═══ AVAILABLE DATA ═══

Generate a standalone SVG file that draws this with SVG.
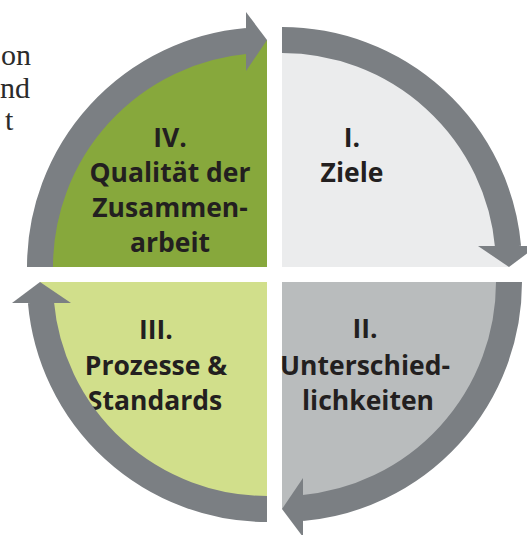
<svg xmlns="http://www.w3.org/2000/svg" width="527" height="535" viewBox="0 0 527 535">
  <style>
    .lbl { font-family: "Open Sans", "Liberation Sans", sans-serif; font-weight: 700; font-size: 26.5px; fill: #231f20; text-anchor: middle; }
    .side { font-family: "Liberation Serif", "DejaVu Serif", serif; font-size: 30px; fill: #2b2b2b; }
    .ring { fill: none; stroke: #7b7f83; stroke-width: 26; stroke-linecap: butt; }
    .head { fill: #7b7f83; }
  </style>
  <defs>
    <g id="arrow">
      <path class="ring" d="M40,267 A227,227 0 0 1 247,40.9"/>
      <polygon class="head" points="246,12 267,40 246,71"/>
    </g>
  </defs>
  <rect width="527" height="535" fill="#ffffff"/>

  <g id="side-text">
    <text class="side" x="1" y="65">on</text>
    <text class="side" x="0" y="98">nd</text>
    <text class="side" x="5" y="130">t</text>
  </g>

  <g id="q1">
    <path d="M282,267 L282,40 A227,227 0 0 1 509,267 Z" fill="#ebeced"/>
    <text class="lbl" x="352" y="147">I.</text>
    <text class="lbl" x="352" y="182">Ziele</text>
  </g>
  <g id="q2">
    <path d="M282,282 L509,282 A227,227 0 0 1 282,509 Z" fill="#b9bcbd"/>
    <text class="lbl" x="365" y="338">II.</text>
    <text class="lbl" x="365" y="375">Unterschied-</text>
    <text class="lbl" x="368" y="410">lichkeiten</text>
  </g>
  <g id="q3">
    <path d="M267,282 L267,509 A227,227 0 0 1 40,282 Z" fill="#d1df8b"/>
    <text class="lbl" x="156" y="339">III.</text>
    <text class="lbl" x="156" y="375">Prozesse &amp;</text>
    <text class="lbl" x="155" y="410">Standards</text>
  </g>
  <g id="q4">
    <path d="M267,267 L40,267 A227,227 0 0 1 267,40 Z" fill="#87a83c"/>
    <text class="lbl" x="170" y="147">IV.</text>
    <text class="lbl" x="170" y="182">Qualität der</text>
    <text class="lbl" x="170" y="217">Zusammen-</text>
    <text class="lbl" x="170" y="252">arbeit</text>
  </g>

  <g id="connectors">
    <use href="#arrow"/>
    <use href="#arrow" transform="rotate(90 274.5 274.5)"/>
    <use href="#arrow" transform="rotate(180 274.5 274.5)"/>
    <use href="#arrow" transform="rotate(270 274.5 274.5)"/>
  </g>
</svg>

═══

THE EXERCISE - Copy the material above exactly and drop the pictures.

ANSWER TO THE TASK -
Generate a standalone SVG file that draws this with SVG.
<svg xmlns="http://www.w3.org/2000/svg" width="527" height="535" viewBox="0 0 527 535">
  <style>
    .lbl { font-family: "Open Sans", "Liberation Sans", sans-serif; font-weight: 700; font-size: 26.5px; fill: #231f20; text-anchor: middle; }
    .side { font-family: "Liberation Serif", "DejaVu Serif", serif; font-size: 30px; fill: #2b2b2b; }
    .ring { fill: none; stroke: #7b7f83; stroke-width: 26; stroke-linecap: butt; }
    .head { fill: #7b7f83; }
  </style>
  <defs>
    <g id="arrow">
      <path class="ring" d="M40,267 A227,227 0 0 1 247,40.9"/>
      <polygon class="head" points="246,12 267,40 246,71"/>
    </g>
  </defs>
  <rect width="527" height="535" fill="#ffffff"/>

  <g id="side-text">
    <text class="side" x="1" y="65">on</text>
    <text class="side" x="0" y="98">nd</text>
    <text class="side" x="5" y="130">t</text>
  </g>

  <g id="q1">
    <path d="M282,267 L282,40 A227,227 0 0 1 509,267 Z" fill="#ebeced"/>
    <text class="lbl" x="352" y="147">I.</text>
    <text class="lbl" x="352" y="182">Ziele</text>
  </g>
  <g id="q2">
    <path d="M282,282 L509,282 A227,227 0 0 1 282,509 Z" fill="#b9bcbd"/>
    <text class="lbl" x="365" y="338">II.</text>
    <text class="lbl" x="365" y="375">Unterschied-</text>
    <text class="lbl" x="368" y="410">lichkeiten</text>
  </g>
  <g id="q3">
    <path d="M267,282 L267,509 A227,227 0 0 1 40,282 Z" fill="#d1df8b"/>
    <text class="lbl" x="156" y="339">III.</text>
    <text class="lbl" x="156" y="375">Prozesse &amp;</text>
    <text class="lbl" x="155" y="410">Standards</text>
  </g>
  <g id="q4">
    <path d="M267,267 L40,267 A227,227 0 0 1 267,40 Z" fill="#87a83c"/>
    <text class="lbl" x="170" y="147">IV.</text>
    <text class="lbl" x="170" y="182">Qualität der</text>
    <text class="lbl" x="170" y="217">Zusammen-</text>
    <text class="lbl" x="170" y="252">arbeit</text>
  </g>

  <g id="connectors">
    <use href="#arrow"/>
    <use href="#arrow" transform="rotate(90 274.5 274.5)"/>
    <use href="#arrow" transform="rotate(180 274.5 274.5)"/>
    <use href="#arrow" transform="rotate(270 274.5 274.5)"/>
  </g>
</svg>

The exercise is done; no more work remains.